The problem is not ambition. It is precision. In 2026, the companies that will win are the ones that trade in generic goals for sharp, strategic outcomes that drive revenue and scale.

Whether you are leading a marketing team or setting the direction for a portfolio company, here is how to define goals that actually move the needle.

Start with the Business Objective

Before you choose any marketing goals, align with your executive team on business priorities. Are you aiming to:

  • Increase enterprise value ahead of a raise or acquisition?
  • Grow revenue from a specific segment or product?
  • Improve retention and lifetime value?
  • Launch into a new market?

Once the business objective is clear, reverse engineer the marketing goals that support that path. This ensures every campaign is tied to growth, not just activity.
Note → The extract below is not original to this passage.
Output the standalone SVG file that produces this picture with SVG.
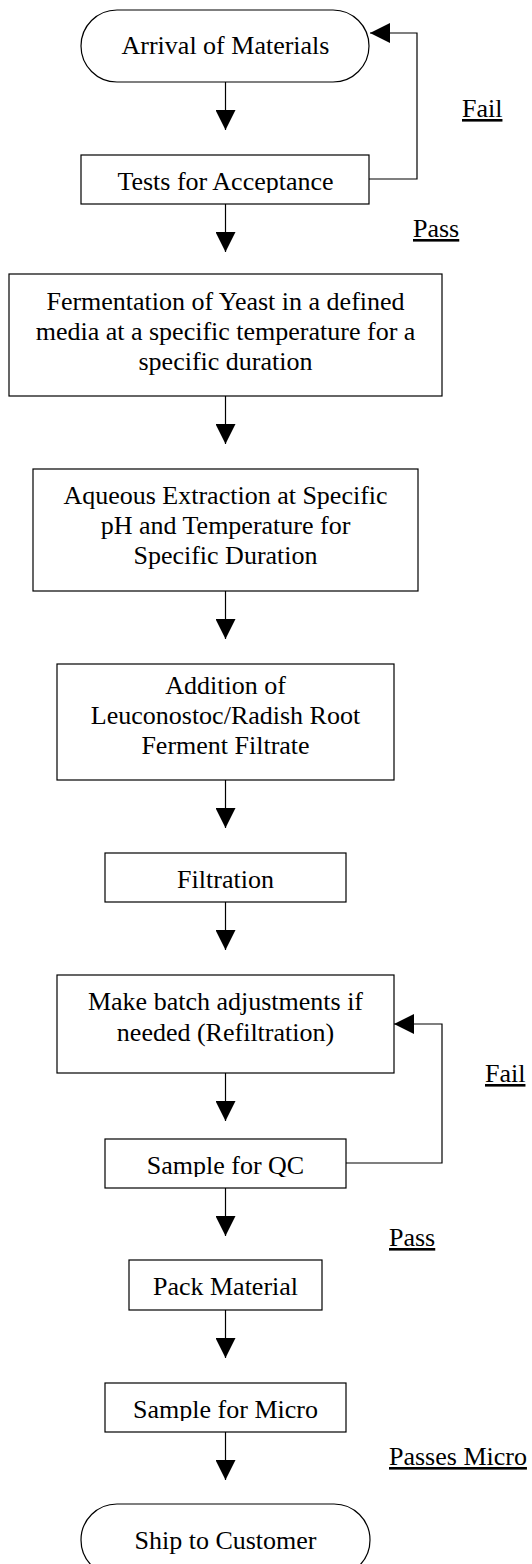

Stop Tracking Everything. Track What Matters.

Just because a platform gives you data does not mean you need it. If your team is reporting on every possible metric, they are probably not focusing on the ones that matter.

Trade volume for clarity.

Track fewer metrics with more meaning:

  • Marketing qualified leads from your ideal customer profile
  • Cost per acquisition that matches your unit economics
  • Channel-specific ROAS instead of top-line impressions
  • Conversion rate by segment or funnel stage

When your metrics are focused, your strategy becomes focused.

Build Accountability into Every Goal

A real marketing goal has a name next to it. It has a clear owner, a defined timeline, and a documented path to get there.
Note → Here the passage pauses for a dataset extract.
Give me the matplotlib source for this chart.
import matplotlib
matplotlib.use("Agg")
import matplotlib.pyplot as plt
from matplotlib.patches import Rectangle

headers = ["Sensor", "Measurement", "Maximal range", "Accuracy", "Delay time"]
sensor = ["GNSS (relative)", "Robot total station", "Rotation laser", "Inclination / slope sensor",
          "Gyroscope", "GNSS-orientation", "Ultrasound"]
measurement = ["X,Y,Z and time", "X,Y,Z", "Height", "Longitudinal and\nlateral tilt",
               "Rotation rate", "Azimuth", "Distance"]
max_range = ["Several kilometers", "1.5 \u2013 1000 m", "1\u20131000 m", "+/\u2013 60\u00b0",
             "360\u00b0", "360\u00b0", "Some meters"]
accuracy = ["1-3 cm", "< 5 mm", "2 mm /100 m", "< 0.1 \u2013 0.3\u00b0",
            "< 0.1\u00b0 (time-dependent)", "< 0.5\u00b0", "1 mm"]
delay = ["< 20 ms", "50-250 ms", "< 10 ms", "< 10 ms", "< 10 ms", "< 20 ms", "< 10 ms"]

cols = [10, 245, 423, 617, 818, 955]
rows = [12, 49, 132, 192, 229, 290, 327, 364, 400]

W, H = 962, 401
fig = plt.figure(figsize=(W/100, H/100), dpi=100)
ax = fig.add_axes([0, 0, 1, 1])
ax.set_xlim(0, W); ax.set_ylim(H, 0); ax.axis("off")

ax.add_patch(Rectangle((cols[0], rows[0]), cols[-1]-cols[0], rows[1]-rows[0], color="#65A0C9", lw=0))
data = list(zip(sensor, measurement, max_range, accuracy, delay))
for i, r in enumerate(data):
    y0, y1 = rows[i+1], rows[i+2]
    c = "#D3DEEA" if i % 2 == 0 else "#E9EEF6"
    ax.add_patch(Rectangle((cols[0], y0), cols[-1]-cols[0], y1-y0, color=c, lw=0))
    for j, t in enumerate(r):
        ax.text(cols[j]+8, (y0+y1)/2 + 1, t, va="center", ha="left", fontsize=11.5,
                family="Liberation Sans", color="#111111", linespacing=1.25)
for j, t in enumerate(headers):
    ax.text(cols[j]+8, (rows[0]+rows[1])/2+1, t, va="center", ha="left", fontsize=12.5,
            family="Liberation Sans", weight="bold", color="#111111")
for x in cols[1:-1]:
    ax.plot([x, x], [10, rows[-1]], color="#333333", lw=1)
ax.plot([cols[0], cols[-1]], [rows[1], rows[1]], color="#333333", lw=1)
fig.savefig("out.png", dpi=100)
Many teams confuse hope with planning.

If the goal is to increase revenue from paid media by 20 percent, who owns the campaigns? Who is responsible for testing new channels? What adjustments will be made if the benchmarks are not met in Q1?

Clarity on ownership changes the way people execute.

Focus on Systems, Not Just Campaigns

If you want sustained growth, stop building one-off tactics. Build repeatable systems.

For example:

  • Instead of “publish three blogs a week,” aim to build a content engine that drives organic leads month after month
  • Instead of “run one LinkedIn campaign,” build a nurture funnel that connects with prospects at every stage
  • Instead of “run influencer giveaways,” create a partner activation system that can scale with new categories or regions

Campaigns expire. Systems scale.

Your 2026 Goals Should Answer These Questions

Before finalizing any marketing goals this quarter, ask:

  • Will this goal drive business growth, not just marketing activity?
  • Can we measure its success objectively?
  • Is there an owner responsible for execution?
  • Does it connect to a repeatable system or is it a one-time task?

If the answer is no, refine it until it passes.

Final Thought

Strong marketing goals are not just a nice-to-have. They are the difference between movement and momentum.

In 2026, do not settle for goals that sound good in meetings but go nowhere. Set the ones that bring results, clarity, and traction.